■ **Goal**: Pull out every line with the word "script".

■ **Records provided**:

━━━━━━━━━━━━━━━━━━━━━━━━━━━━━━

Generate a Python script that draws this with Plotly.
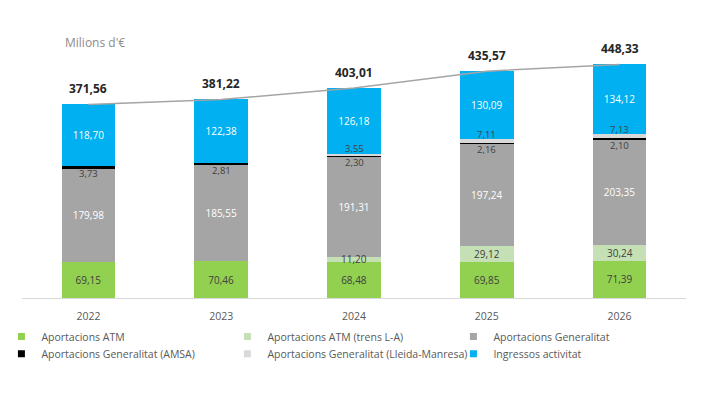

━━━━━━━━━━━━━━━━━━━━━━━━━━━━━━

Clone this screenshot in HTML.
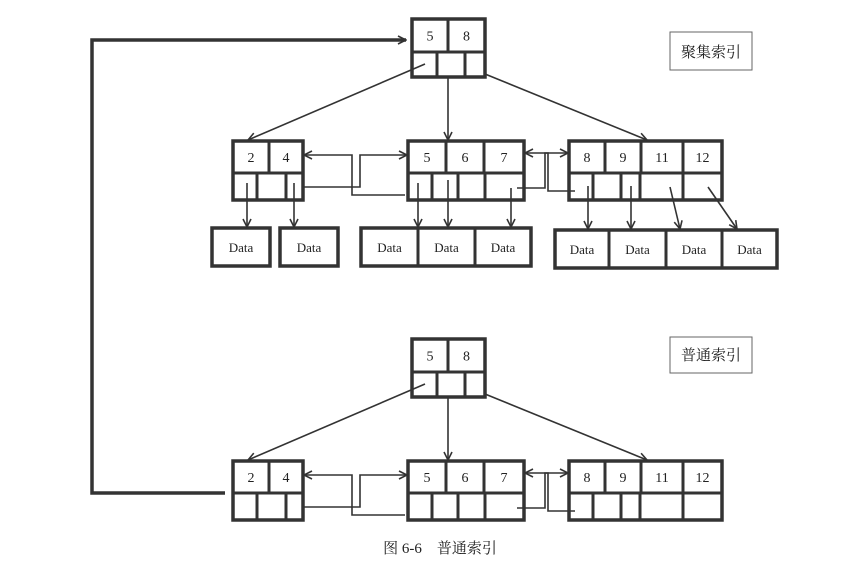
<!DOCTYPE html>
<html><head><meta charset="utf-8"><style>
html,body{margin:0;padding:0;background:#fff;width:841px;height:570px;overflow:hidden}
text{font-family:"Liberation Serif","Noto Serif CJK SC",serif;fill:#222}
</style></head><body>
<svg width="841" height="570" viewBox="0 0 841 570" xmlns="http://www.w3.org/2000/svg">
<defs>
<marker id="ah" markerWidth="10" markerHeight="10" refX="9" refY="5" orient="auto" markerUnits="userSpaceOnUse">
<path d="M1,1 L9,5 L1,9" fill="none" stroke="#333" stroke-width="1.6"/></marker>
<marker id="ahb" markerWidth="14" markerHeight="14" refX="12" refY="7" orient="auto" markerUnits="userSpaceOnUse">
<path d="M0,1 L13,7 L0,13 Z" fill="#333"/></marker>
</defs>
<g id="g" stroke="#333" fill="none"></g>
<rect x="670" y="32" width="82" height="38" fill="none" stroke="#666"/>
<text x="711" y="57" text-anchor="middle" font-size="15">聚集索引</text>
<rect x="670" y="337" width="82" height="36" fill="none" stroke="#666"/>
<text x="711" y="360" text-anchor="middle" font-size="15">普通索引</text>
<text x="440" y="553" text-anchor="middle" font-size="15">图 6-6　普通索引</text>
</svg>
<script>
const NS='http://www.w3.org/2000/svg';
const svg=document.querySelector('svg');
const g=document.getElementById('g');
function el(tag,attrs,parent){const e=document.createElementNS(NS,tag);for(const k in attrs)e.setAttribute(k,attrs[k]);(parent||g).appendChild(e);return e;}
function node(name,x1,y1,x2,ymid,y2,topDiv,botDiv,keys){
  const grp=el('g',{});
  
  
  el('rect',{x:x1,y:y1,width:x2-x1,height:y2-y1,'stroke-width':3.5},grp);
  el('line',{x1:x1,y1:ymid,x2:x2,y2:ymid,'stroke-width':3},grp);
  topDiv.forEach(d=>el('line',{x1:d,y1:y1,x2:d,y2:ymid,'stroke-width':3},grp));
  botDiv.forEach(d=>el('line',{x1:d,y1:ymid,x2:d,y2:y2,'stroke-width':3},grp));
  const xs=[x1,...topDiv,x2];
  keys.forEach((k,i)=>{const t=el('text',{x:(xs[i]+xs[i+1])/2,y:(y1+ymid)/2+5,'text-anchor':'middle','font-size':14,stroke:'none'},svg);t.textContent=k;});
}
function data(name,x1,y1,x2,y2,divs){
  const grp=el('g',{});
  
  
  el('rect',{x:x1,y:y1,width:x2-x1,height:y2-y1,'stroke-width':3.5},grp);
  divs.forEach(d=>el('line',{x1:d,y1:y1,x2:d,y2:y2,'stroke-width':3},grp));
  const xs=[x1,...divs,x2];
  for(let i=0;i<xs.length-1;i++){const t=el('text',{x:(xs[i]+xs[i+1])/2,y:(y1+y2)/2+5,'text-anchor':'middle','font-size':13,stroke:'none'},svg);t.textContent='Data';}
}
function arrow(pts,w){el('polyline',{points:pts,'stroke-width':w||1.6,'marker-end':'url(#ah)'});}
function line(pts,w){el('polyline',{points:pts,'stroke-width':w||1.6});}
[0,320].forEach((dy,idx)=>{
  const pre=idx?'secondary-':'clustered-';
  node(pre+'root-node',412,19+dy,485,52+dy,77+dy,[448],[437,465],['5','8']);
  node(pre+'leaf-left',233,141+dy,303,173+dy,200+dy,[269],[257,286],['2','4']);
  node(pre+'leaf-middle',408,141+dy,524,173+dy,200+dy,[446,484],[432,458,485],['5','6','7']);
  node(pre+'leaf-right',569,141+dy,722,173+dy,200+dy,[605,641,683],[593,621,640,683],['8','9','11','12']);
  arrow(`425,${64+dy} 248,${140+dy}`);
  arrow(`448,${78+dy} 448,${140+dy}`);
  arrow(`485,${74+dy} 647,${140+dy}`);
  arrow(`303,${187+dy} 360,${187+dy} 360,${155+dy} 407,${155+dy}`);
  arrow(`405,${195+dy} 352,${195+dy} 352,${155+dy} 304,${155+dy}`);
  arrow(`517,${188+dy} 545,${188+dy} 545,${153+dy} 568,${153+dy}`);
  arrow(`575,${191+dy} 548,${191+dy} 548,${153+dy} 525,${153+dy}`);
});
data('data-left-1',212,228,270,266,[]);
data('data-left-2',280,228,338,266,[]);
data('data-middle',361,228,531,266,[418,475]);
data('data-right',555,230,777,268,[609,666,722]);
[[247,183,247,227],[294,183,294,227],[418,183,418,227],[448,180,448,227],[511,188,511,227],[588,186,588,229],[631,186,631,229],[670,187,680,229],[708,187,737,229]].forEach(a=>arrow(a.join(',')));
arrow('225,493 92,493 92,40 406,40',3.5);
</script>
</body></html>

━━━━━━━━━━━━━━━━━━━━━━━━━━━━━━

■ **Answer to the task**:
Generate a Python script that draws this with Plotly.
<script>
</script>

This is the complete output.